SOURCE MATERIAL -
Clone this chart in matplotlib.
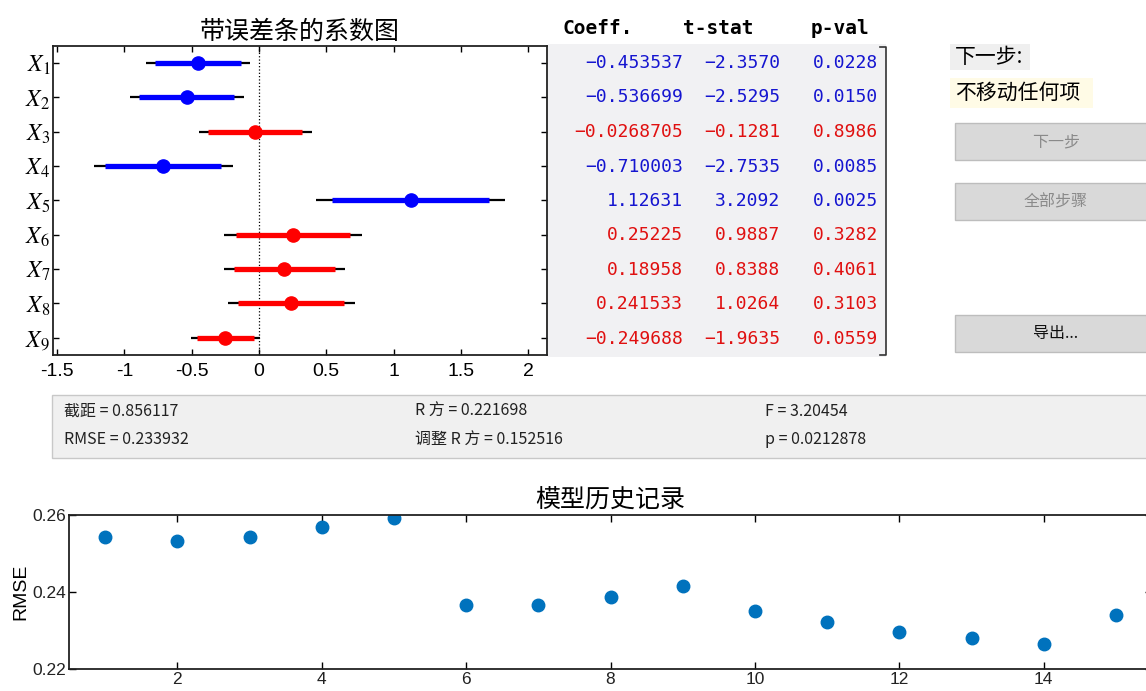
import matplotlib
matplotlib.use('Agg')
import matplotlib.pyplot as plt
from matplotlib.patches import Rectangle

plt.rcParams['font.family'] = ['Noto Sans CJK SC', 'DejaVu Sans']
plt.rcParams['axes.unicode_minus'] = False
plt.rcParams['mathtext.fontset'] = 'stix'

# coefficient table
terms = ['1', '2', '3', '4', '5', '6', '7', '8', '9']
coef = [-0.453537, -0.536699, -0.0268705, -0.710003, 1.12631, 0.25225, 0.18958, 0.241533, -0.249688]
tstat = [-2.3570, -2.5295, -0.1281, -2.7535, 3.2092, 0.9887, 0.8388, 1.0264, -1.9635]
pval = [0.0228, 0.0150, 0.8986, 0.0085, 0.0025, 0.3282, 0.4061, 0.3103, 0.0559]
in_model = [True, True, False, True, True, False, False, False, False]

# confidence intervals: thin black = 95%, thick coloured = 90%
ci95_lo = [-0.838, -0.961, -0.446, -1.226, 0.424, -0.258, -0.262, -0.229, -0.504]
ci95_hi = [-0.069, -0.112, 0.393, -0.194, 1.828, 0.763, 0.642, 0.712, 0.005]
ci90_lo = [-0.775, -0.891, -0.377, -1.141, 0.540, -0.174, -0.188, -0.152, -0.462]
ci90_hi = [-0.132, -0.182, 0.323, -0.279, 1.712, 0.678, 0.567, 0.635, -0.037]

# model summary
intercept = 0.856117
rsq = 0.221698
fstat = 3.20454
rmse = 0.233932
adj_rsq = 0.152516
p_model = 0.0212878

# model history
steps = list(range(1, 16))
rmse_hist = [0.2542, 0.2533, 0.2544, 0.2568, 0.2591, 0.2365, 0.2366, 0.2386, 0.2416,
             0.2351, 0.2322, 0.2295, 0.2281, 0.2266, 0.2339]

W, H = 1146, 691
fig = plt.figure(figsize=(W / 100, H / 100), dpi=100)
fig.patch.set_facecolor('white')


def fx(px):
    return px / W


def fy(py):
    return 1 - py / H


# ---------- coefficient plot ----------
ax = fig.add_axes([fx(53), fy(355), fx(547) - fx(53), fy(46) - fy(355)])
rows = list(range(1, len(terms) + 1))
for i, r in enumerate(rows):
    col = 'blue' if in_model[i] else 'red'
    ax.plot([ci95_lo[i], ci95_hi[i]], [r, r], color='black', lw=1.6, solid_capstyle='butt', zorder=2)
    ax.plot([ci90_lo[i], ci90_hi[i]], [r, r], color=col, lw=3.8, solid_capstyle='butt', zorder=3)
    ax.plot(coef[i], r, 'o', color=col, ms=9.5, zorder=4)
ax.axvline(0, color='black', ls=':', lw=0.9, zorder=1)
ax.set_xlim(-1.53, 2.14)
ax.set_ylim(9.5, 0.5)
ax.set_xticks([-1.5, -1, -0.5, 0, 0.5, 1, 1.5, 2])
ax.set_xticklabels(['-1.5', '-1', '-0.5', '0', '0.5', '1', '1.5', '2'],
                   family=['Liberation Sans'], fontsize=14)
ax.set_yticks(rows)
ax.set_yticklabels([r'$X_{\mathit{%s}}$' % t for t in terms], fontsize=17)
ax.tick_params(axis='x', direction='in', top=True, length=4, width=1, pad=6)
ax.tick_params(axis='y', direction='in', right=True, length=4, width=1, pad=2)
for s in ax.spines.values():
    s.set_linewidth(1.3)
    s.set_color('#222222')
ax.set_title('带误差条的系数图', fontsize=18, pad=5)

# ---------- coefficient table ----------
tab = fig.add_axes([fx(548), fy(357), fx(889) - fx(548), fy(44) - fy(357)])
tab.set_xlim(548, 889)
tab.set_ylim(357, 44)
tab.axis('off')
tab.add_patch(Rectangle((548, 44), 338, 313, facecolor='#f1f1f3', edgecolor='none', zorder=0))
tab.plot([880, 886, 886, 880], [47, 47, 355, 355], color='#333333', lw=1.2)

for x, s in [(598, 'Coeff.'), (718, 't-stat'), (840, 'p-val')]:
    fig.text(fx(x), fy(28), s, family=['DejaVu Sans Mono'], fontsize=14,
             weight='semibold', ha='center', va='center')


def fmt(v, spec):
    return (spec % v).replace('-', '\u2212')


row_y = [63 + 34.5 * i for i in range(len(terms))]
for i in range(len(terms)):
    col = '#1515d0' if in_model[i] else '#e01010'
    y = fy(row_y[i])
    fig.text(fx(683), y, fmt(coef[i], '%.6g'), family=['DejaVu Sans Mono'], fontsize=13,
             color=col, ha='right', va='center')
    fig.text(fx(780), y, fmt(tstat[i], '%.4f'), family=['DejaVu Sans Mono'], fontsize=13,
             color=col, ha='right', va='center')
    fig.text(fx(878), y, fmt(pval[i], '%.4f'), family=['DejaVu Sans Mono'], fontsize=13,
             color=col, ha='right', va='center')

# ---------- right control panel ----------
fig.patches.append(Rectangle((fx(950), fy(70)), fx(1030) - fx(950), fy(44) - fy(70),
                             transform=fig.transFigure, facecolor='#efefef', edgecolor='none'))
fig.patches.append(Rectangle((fx(950), fy(108)), fx(1093) - fx(950), fy(78) - fy(108),
                             transform=fig.transFigure, facecolor='#fffbe6', edgecolor='none'))
fig.text(fx(955), fy(57), '下一步:', fontsize=15, ha='left', va='center')
fig.text(fx(955), fy(93), '不移动任何项', fontsize=15, ha='left', va='center')

buttons = [('下一步', 123, 160, '#8a8a8a'), ('全部步骤', 183, 220, '#8a8a8a'), ('导出...', 315, 352, '#111111')]
for label, top, bot, tcol in buttons:
    fig.patches.append(Rectangle((fx(955), fy(bot)), fx(1160) - fx(955), fy(top) - fy(bot),
                                 transform=fig.transFigure, facecolor='#d9d9d9',
                                 edgecolor='#bdbdbd', lw=1))
    fig.text(fx(1056), fy((top + bot) / 2), label, fontsize=11.5, color=tcol,
             ha='center', va='center')

# ---------- summary panel ----------
fig.patches.append(Rectangle((fx(52), fy(458)), fx(1150) - fx(52), fy(395) - fy(458),
                             transform=fig.transFigure, facecolor='#f0f0f0',
                             edgecolor='#c8c8c8', lw=1))
summary = [
    (64, 411, '截距 = %g' % intercept),
    (415, 411, 'R 方 = %g' % rsq),
    (765, 411, 'F = %g' % fstat),
    (64, 440, 'RMSE = %g' % rmse),
    (415, 440, '调整 R 方 = %g' % adj_rsq),
    (765, 440, 'p = %g' % p_model),
]
for x, y, s in summary:
    fig.text(fx(x), fy(y), s, fontsize=11.5, ha='left', va='center', color='#222222')

# ---------- model history ----------
bx = fig.add_axes([fx(69), fy(669), fx(1152) - fx(69), fy(515) - fy(669)])
bx.plot(steps, rmse_hist, 'o', color='#0072BD', ms=9, ls='none')
bx.set_xlim(0.5, 15.5)
bx.set_ylim(0.22, 0.26)
bx.set_xticks(range(2, 16, 2))
bx.set_yticks([0.22, 0.24, 0.26])
bx.set_yticklabels(['0.22', '0.24', '0.26'])
for lab in bx.get_xticklabels() + bx.get_yticklabels():
    lab.set_family(['Liberation Sans'])
    lab.set_fontsize(12.5)
    lab.set_color('#222222')
bx.tick_params(direction='in', top=True, right=True, length=5, width=1, pad=2)
for s in bx.spines.values():
    s.set_linewidth(1.3)
    s.set_color('#222222')
bx.set_title('模型历史记录', fontsize=18, pad=5)
bx.set_ylabel('RMSE', family=['Liberation Sans'], fontsize=14, labelpad=2)

fig.savefig('out.png', dpi=100)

WHAT YOU WILL DO -
Repeat the data exactly, dropping every picture it holds.

THE OUTPUT -
Clone this chart in matplotlib.
import matplotlib
matplotlib.use('Agg')
import matplotlib.pyplot as plt
from matplotlib.patches import Rectangle

plt.rcParams['font.family'] = ['Noto Sans CJK SC', 'DejaVu Sans']
plt.rcParams['axes.unicode_minus'] = False
plt.rcParams['mathtext.fontset'] = 'stix'

# coefficient table
terms = ['1', '2', '3', '4', '5', '6', '7', '8', '9']
coef = [-0.453537, -0.536699, -0.0268705, -0.710003, 1.12631, 0.25225, 0.18958, 0.241533, -0.249688]
tstat = [-2.3570, -2.5295, -0.1281, -2.7535, 3.2092, 0.9887, 0.8388, 1.0264, -1.9635]
pval = [0.0228, 0.0150, 0.8986, 0.0085, 0.0025, 0.3282, 0.4061, 0.3103, 0.0559]
in_model = [True, True, False, True, True, False, False, False, False]

# confidence intervals: thin black = 95%, thick coloured = 90%
ci95_lo = [-0.838, -0.961, -0.446, -1.226, 0.424, -0.258, -0.262, -0.229, -0.504]
ci95_hi = [-0.069, -0.112, 0.393, -0.194, 1.828, 0.763, 0.642, 0.712, 0.005]
ci90_lo = [-0.775, -0.891, -0.377, -1.141, 0.540, -0.174, -0.188, -0.152, -0.462]
ci90_hi = [-0.132, -0.182, 0.323, -0.279, 1.712, 0.678, 0.567, 0.635, -0.037]

# model summary
intercept = 0.856117
rsq = 0.221698
fstat = 3.20454
rmse = 0.233932
adj_rsq = 0.152516
p_model = 0.0212878

# model history
steps = list(range(1, 16))
rmse_hist = [0.2542, 0.2533, 0.2544, 0.2568, 0.2591, 0.2365, 0.2366, 0.2386, 0.2416,
             0.2351, 0.2322, 0.2295, 0.2281, 0.2266, 0.2339]

W, H = 1146, 691
fig = plt.figure(figsize=(W / 100, H / 100), dpi=100)
fig.patch.set_facecolor('white')


def fx(px):
    return px / W


def fy(py):
    return 1 - py / H


# ---------- coefficient plot ----------
ax = fig.add_axes([fx(53), fy(355), fx(547) - fx(53), fy(46) - fy(355)])
rows = list(range(1, len(terms) + 1))
for i, r in enumerate(rows):
    col = 'blue' if in_model[i] else 'red'
    ax.plot([ci95_lo[i], ci95_hi[i]], [r, r], color='black', lw=1.6, solid_capstyle='butt', zorder=2)
    ax.plot([ci90_lo[i], ci90_hi[i]], [r, r], color=col, lw=3.8, solid_capstyle='butt', zorder=3)
    ax.plot(coef[i], r, 'o', color=col, ms=9.5, zorder=4)
ax.axvline(0, color='black', ls=':', lw=0.9, zorder=1)
ax.set_xlim(-1.53, 2.14)
ax.set_ylim(9.5, 0.5)
ax.set_xticks([-1.5, -1, -0.5, 0, 0.5, 1, 1.5, 2])
ax.set_xticklabels(['-1.5', '-1', '-0.5', '0', '0.5', '1', '1.5', '2'],
                   family=['Liberation Sans'], fontsize=14)
ax.set_yticks(rows)
ax.set_yticklabels([r'$X_{\mathit{%s}}$' % t for t in terms], fontsize=17)
ax.tick_params(axis='x', direction='in', top=True, length=4, width=1, pad=6)
ax.tick_params(axis='y', direction='in', right=True, length=4, width=1, pad=2)
for s in ax.spines.values():
    s.set_linewidth(1.3)
    s.set_color('#222222')
ax.set_title('带误差条的系数图', fontsize=18, pad=5)

# ---------- coefficient table ----------
tab = fig.add_axes([fx(548), fy(357), fx(889) - fx(548), fy(44) - fy(357)])
tab.set_xlim(548, 889)
tab.set_ylim(357, 44)
tab.axis('off')
tab.add_patch(Rectangle((548, 44), 338, 313, facecolor='#f1f1f3', edgecolor='none', zorder=0))
tab.plot([880, 886, 886, 880], [47, 47, 355, 355], color='#333333', lw=1.2)

for x, s in [(598, 'Coeff.'), (718, 't-stat'), (840, 'p-val')]:
    fig.text(fx(x), fy(28), s, family=['DejaVu Sans Mono'], fontsize=14,
             weight='semibold', ha='center', va='center')


def fmt(v, spec):
    return (spec % v).replace('-', '\u2212')


row_y = [63 + 34.5 * i for i in range(len(terms))]
for i in range(len(terms)):
    col = '#1515d0' if in_model[i] else '#e01010'
    y = fy(row_y[i])
    fig.text(fx(683), y, fmt(coef[i], '%.6g'), family=['DejaVu Sans Mono'], fontsize=13,
             color=col, ha='right', va='center')
    fig.text(fx(780), y, fmt(tstat[i], '%.4f'), family=['DejaVu Sans Mono'], fontsize=13,
             color=col, ha='right', va='center')
    fig.text(fx(878), y, fmt(pval[i], '%.4f'), family=['DejaVu Sans Mono'], fontsize=13,
             color=col, ha='right', va='center')

# ---------- right control panel ----------
fig.patches.append(Rectangle((fx(950), fy(70)), fx(1030) - fx(950), fy(44) - fy(70),
                             transform=fig.transFigure, facecolor='#efefef', edgecolor='none'))
fig.patches.append(Rectangle((fx(950), fy(108)), fx(1093) - fx(950), fy(78) - fy(108),
                             transform=fig.transFigure, facecolor='#fffbe6', edgecolor='none'))
fig.text(fx(955), fy(57), '下一步:', fontsize=15, ha='left', va='center')
fig.text(fx(955), fy(93), '不移动任何项', fontsize=15, ha='left', va='center')

buttons = [('下一步', 123, 160, '#8a8a8a'), ('全部步骤', 183, 220, '#8a8a8a'), ('导出...', 315, 352, '#111111')]
for label, top, bot, tcol in buttons:
    fig.patches.append(Rectangle((fx(955), fy(bot)), fx(1160) - fx(955), fy(top) - fy(bot),
                                 transform=fig.transFigure, facecolor='#d9d9d9',
                                 edgecolor='#bdbdbd', lw=1))
    fig.text(fx(1056), fy((top + bot) / 2), label, fontsize=11.5, color=tcol,
             ha='center', va='center')

# ---------- summary panel ----------
fig.patches.append(Rectangle((fx(52), fy(458)), fx(1150) - fx(52), fy(395) - fy(458),
                             transform=fig.transFigure, facecolor='#f0f0f0',
                             edgecolor='#c8c8c8', lw=1))
summary = [
    (64, 411, '截距 = %g' % intercept),
    (415, 411, 'R 方 = %g' % rsq),
    (765, 411, 'F = %g' % fstat),
    (64, 440, 'RMSE = %g' % rmse),
    (415, 440, '调整 R 方 = %g' % adj_rsq),
    (765, 440, 'p = %g' % p_model),
]
for x, y, s in summary:
    fig.text(fx(x), fy(y), s, fontsize=11.5, ha='left', va='center', color='#222222')

# ---------- model history ----------
bx = fig.add_axes([fx(69), fy(669), fx(1152) - fx(69), fy(515) - fy(669)])
bx.plot(steps, rmse_hist, 'o', color='#0072BD', ms=9, ls='none')
bx.set_xlim(0.5, 15.5)
bx.set_ylim(0.22, 0.26)
bx.set_xticks(range(2, 16, 2))
bx.set_yticks([0.22, 0.24, 0.26])
bx.set_yticklabels(['0.22', '0.24', '0.26'])
for lab in bx.get_xticklabels() + bx.get_yticklabels():
    lab.set_family(['Liberation Sans'])
    lab.set_fontsize(12.5)
    lab.set_color('#222222')
bx.tick_params(direction='in', top=True, right=True, length=5, width=1, pad=2)
for s in bx.spines.values():
    s.set_linewidth(1.3)
    s.set_color('#222222')
bx.set_title('模型历史记录', fontsize=18, pad=5)
bx.set_ylabel('RMSE', family=['Liberation Sans'], fontsize=14, labelpad=2)

fig.savefig('out.png', dpi=100)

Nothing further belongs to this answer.